BRIEF: Starting at the top of the listing, extract every line up to and including the one with "const JP = 'Noto Sans CJK JP, sans-serif';". Pictures stay out of the copy.

SUPPLIED DATA:

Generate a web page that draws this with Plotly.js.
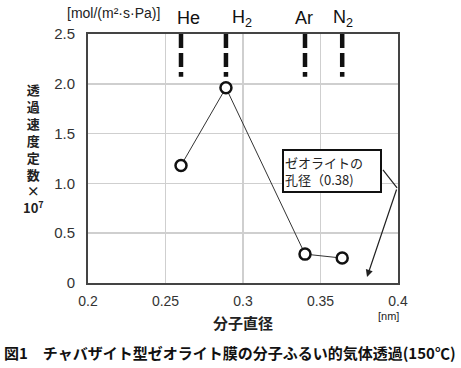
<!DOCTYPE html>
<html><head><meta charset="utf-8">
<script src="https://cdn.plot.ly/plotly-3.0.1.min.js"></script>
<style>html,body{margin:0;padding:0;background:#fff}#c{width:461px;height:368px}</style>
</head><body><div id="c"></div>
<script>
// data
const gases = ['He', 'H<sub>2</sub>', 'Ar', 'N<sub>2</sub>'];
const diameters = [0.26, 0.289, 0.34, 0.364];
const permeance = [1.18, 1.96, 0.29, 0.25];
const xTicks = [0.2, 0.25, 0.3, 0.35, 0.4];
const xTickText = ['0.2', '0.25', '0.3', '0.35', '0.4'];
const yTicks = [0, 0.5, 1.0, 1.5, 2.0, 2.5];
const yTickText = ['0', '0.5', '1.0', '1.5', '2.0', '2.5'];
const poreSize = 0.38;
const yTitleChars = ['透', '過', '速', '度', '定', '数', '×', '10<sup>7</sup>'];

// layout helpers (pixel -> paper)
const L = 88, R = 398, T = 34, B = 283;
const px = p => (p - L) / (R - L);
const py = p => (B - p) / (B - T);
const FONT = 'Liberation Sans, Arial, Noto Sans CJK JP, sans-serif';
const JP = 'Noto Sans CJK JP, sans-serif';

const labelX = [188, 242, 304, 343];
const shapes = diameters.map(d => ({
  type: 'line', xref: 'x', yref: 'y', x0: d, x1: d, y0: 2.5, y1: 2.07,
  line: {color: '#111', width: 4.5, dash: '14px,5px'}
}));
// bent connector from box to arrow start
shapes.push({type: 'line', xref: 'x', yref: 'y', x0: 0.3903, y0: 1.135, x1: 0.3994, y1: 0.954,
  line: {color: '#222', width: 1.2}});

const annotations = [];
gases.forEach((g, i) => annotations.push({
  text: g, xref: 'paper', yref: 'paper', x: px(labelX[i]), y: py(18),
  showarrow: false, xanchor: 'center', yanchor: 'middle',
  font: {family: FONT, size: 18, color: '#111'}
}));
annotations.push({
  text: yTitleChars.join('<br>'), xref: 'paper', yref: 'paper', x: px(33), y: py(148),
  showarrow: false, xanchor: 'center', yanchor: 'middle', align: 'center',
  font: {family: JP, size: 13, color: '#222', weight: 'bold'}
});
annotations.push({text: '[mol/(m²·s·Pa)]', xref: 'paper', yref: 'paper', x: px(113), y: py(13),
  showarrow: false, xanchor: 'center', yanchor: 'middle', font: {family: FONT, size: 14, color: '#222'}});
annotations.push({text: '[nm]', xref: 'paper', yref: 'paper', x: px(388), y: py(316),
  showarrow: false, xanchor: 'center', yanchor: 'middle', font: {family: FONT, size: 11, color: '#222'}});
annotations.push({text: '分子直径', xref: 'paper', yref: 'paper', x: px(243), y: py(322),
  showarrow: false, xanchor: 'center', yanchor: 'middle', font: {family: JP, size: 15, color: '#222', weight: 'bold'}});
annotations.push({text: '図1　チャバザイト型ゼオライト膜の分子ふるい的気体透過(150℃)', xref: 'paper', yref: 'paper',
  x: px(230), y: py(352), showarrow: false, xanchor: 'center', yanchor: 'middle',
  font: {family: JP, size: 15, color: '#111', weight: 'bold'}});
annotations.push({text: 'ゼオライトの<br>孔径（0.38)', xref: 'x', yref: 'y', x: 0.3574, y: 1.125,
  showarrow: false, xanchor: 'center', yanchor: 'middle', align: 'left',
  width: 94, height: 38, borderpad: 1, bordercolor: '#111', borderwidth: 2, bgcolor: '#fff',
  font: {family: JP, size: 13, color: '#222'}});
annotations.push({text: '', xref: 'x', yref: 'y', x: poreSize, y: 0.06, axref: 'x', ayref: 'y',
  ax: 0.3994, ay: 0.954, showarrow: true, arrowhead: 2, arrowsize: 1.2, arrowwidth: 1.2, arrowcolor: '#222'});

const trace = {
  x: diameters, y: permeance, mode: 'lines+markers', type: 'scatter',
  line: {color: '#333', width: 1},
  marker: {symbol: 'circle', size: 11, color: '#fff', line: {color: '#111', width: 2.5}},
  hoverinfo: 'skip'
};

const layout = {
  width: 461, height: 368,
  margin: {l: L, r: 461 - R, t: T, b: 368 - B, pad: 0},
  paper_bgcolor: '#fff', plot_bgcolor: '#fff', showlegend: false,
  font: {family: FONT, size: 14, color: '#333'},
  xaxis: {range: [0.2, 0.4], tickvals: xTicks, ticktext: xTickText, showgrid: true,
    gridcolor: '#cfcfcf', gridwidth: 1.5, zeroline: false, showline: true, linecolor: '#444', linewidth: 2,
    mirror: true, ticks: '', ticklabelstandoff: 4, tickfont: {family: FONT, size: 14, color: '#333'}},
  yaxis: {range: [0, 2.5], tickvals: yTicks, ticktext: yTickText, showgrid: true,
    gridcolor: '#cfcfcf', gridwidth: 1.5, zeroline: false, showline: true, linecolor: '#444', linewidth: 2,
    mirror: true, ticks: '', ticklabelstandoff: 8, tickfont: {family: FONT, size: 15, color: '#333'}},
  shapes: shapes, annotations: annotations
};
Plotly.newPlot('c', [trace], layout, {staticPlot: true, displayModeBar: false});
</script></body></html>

COMPLETE RESPONSE:
Generate a web page that draws this with Plotly.js.
<!DOCTYPE html>
<html><head><meta charset="utf-8">
<script src="https://cdn.plot.ly/plotly-3.0.1.min.js"></script>
<style>html,body{margin:0;padding:0;background:#fff}#c{width:461px;height:368px}</style>
</head><body><div id="c"></div>
<script>
// data
const gases = ['He', 'H<sub>2</sub>', 'Ar', 'N<sub>2</sub>'];
const diameters = [0.26, 0.289, 0.34, 0.364];
const permeance = [1.18, 1.96, 0.29, 0.25];
const xTicks = [0.2, 0.25, 0.3, 0.35, 0.4];
const xTickText = ['0.2', '0.25', '0.3', '0.35', '0.4'];
const yTicks = [0, 0.5, 1.0, 1.5, 2.0, 2.5];
const yTickText = ['0', '0.5', '1.0', '1.5', '2.0', '2.5'];
const poreSize = 0.38;
const yTitleChars = ['透', '過', '速', '度', '定', '数', '×', '10<sup>7</sup>'];

// layout helpers (pixel -> paper)
const L = 88, R = 398, T = 34, B = 283;
const px = p => (p - L) / (R - L);
const py = p => (B - p) / (B - T);
const FONT = 'Liberation Sans, Arial, Noto Sans CJK JP, sans-serif';
const JP = 'Noto Sans CJK JP, sans-serif';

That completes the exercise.